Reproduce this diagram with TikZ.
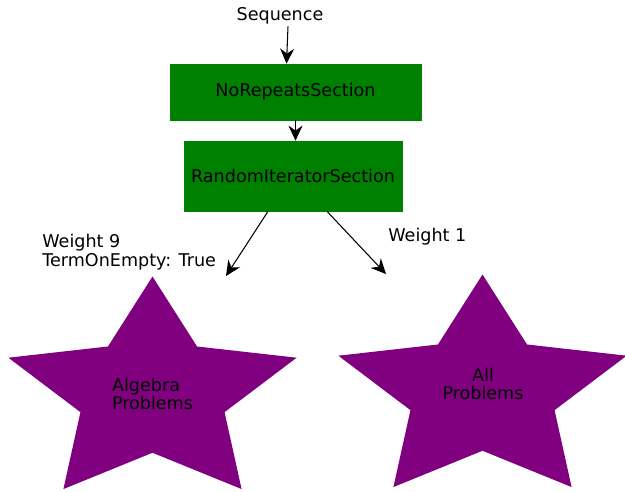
\documentclass[tikz,border=0pt]{standalone}
\usepackage{fontspec}
\setmainfont{DejaVu Sans}
\usetikzlibrary{shapes.geometric,arrows.meta}
\definecolor{boxgreen}{RGB}{0,128,0}
\definecolor{starpurple}{RGB}{128,0,128}

\begin{document}
\begin{tikzpicture}[x=0.02cm,y=-0.02cm,
    section/.style={draw=boxgreen,fill=boxgreen,inner sep=0pt},
    pool/.style={star,star points=5,star point ratio=2,fill=starpurple,inner sep=0pt,minimum size=4.7cm,xscale=1.29,transform shape},
    flow/.style={-{Stealth[length=3mm,width=2.8mm]},line width=0.6pt},
    txt/.style={font=\fontsize{10}{10.5}\selectfont}]
                \useasboundingbox (0,0) rectangle (625,491);
                \node [inner sep=1pt] (seq) at (280,16) {Sequence};
                \node [section,minimum width=5.02cm,minimum height=1.12cm] (nrs) at (295.5,92) {NoRepeatsSection};
                \node [section,minimum width=4.36cm,minimum height=1.4cm] (ris) at (293,176) {RandomIteratorSection};
                \node [pool] (algstar) at (152.5,394) {};
                \node [pool] (allstar) at (482.5,392) {};
                \node [txt,align=left] (algtxt) at (algstar.center) {Algebra\\Problems};
                \node [txt,align=center] (alltxt) at (483,384) {All\\Problems};
                \node [txt,align=left,anchor=north west,inner sep=0pt] (wnine) at (42,234) {Weight 9\\TermOnEmpty: True};
                \node [txt,anchor=north west,inner sep=0pt] (wone) at (388,228) {Weight 1};
                \coordinate (lend) at (226,276);
                \coordinate (rend) at (386,274);
                \draw [flow] ([xshift=0.16cm]seq.south) to ([xshift=-0.18cm]nrs.north);
                \draw [flow] (nrs.south) to (nrs.south |- ris.north);
                \draw [flow] ([xshift=-0.5cm]ris.south) to (lend);
                \draw [flow] ([xshift=0.68cm]ris.south) to (rend);
            \end{tikzpicture}
\end{document}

---------------

- _STATED TASK_
Without including any picture, repeat the data exactly.

- _EXERCISE SOLUTION_
Reproduce this diagram with TikZ.
\documentclass[tikz,border=0pt]{standalone}
\usepackage{fontspec}
\setmainfont{DejaVu Sans}
\usetikzlibrary{shapes.geometric,arrows.meta}
\definecolor{boxgreen}{RGB}{0,128,0}
\definecolor{starpurple}{RGB}{128,0,128}

\begin{document}
\begin{tikzpicture}[x=0.02cm,y=-0.02cm,
    section/.style={draw=boxgreen,fill=boxgreen,inner sep=0pt},
    pool/.style={star,star points=5,star point ratio=2,fill=starpurple,inner sep=0pt,minimum size=4.7cm,xscale=1.29,transform shape},
    flow/.style={-{Stealth[length=3mm,width=2.8mm]},line width=0.6pt},
    txt/.style={font=\fontsize{10}{10.5}\selectfont}]
                \useasboundingbox (0,0) rectangle (625,491);
                \node [inner sep=1pt] (seq) at (280,16) {Sequence};
                \node [section,minimum width=5.02cm,minimum height=1.12cm] (nrs) at (295.5,92) {NoRepeatsSection};
                \node [section,minimum width=4.36cm,minimum height=1.4cm] (ris) at (293,176) {RandomIteratorSection};
                \node [pool] (algstar) at (152.5,394) {};
                \node [pool] (allstar) at (482.5,392) {};
                \node [txt,align=left] (algtxt) at (algstar.center) {Algebra\\Problems};
                \node [txt,align=center] (alltxt) at (483,384) {All\\Problems};
                \node [txt,align=left,anchor=north west,inner sep=0pt] (wnine) at (42,234) {Weight 9\\TermOnEmpty: True};
                \node [txt,anchor=north west,inner sep=0pt] (wone) at (388,228) {Weight 1};
                \coordinate (lend) at (226,276);
                \coordinate (rend) at (386,274);
                \draw [flow] ([xshift=0.16cm]seq.south) to ([xshift=-0.18cm]nrs.north);
                \draw [flow] (nrs.south) to (nrs.south |- ris.north);
                \draw [flow] ([xshift=-0.5cm]ris.south) to (lend);
                \draw [flow] ([xshift=0.68cm]ris.south) to (rend);
            \end{tikzpicture}
\end{document}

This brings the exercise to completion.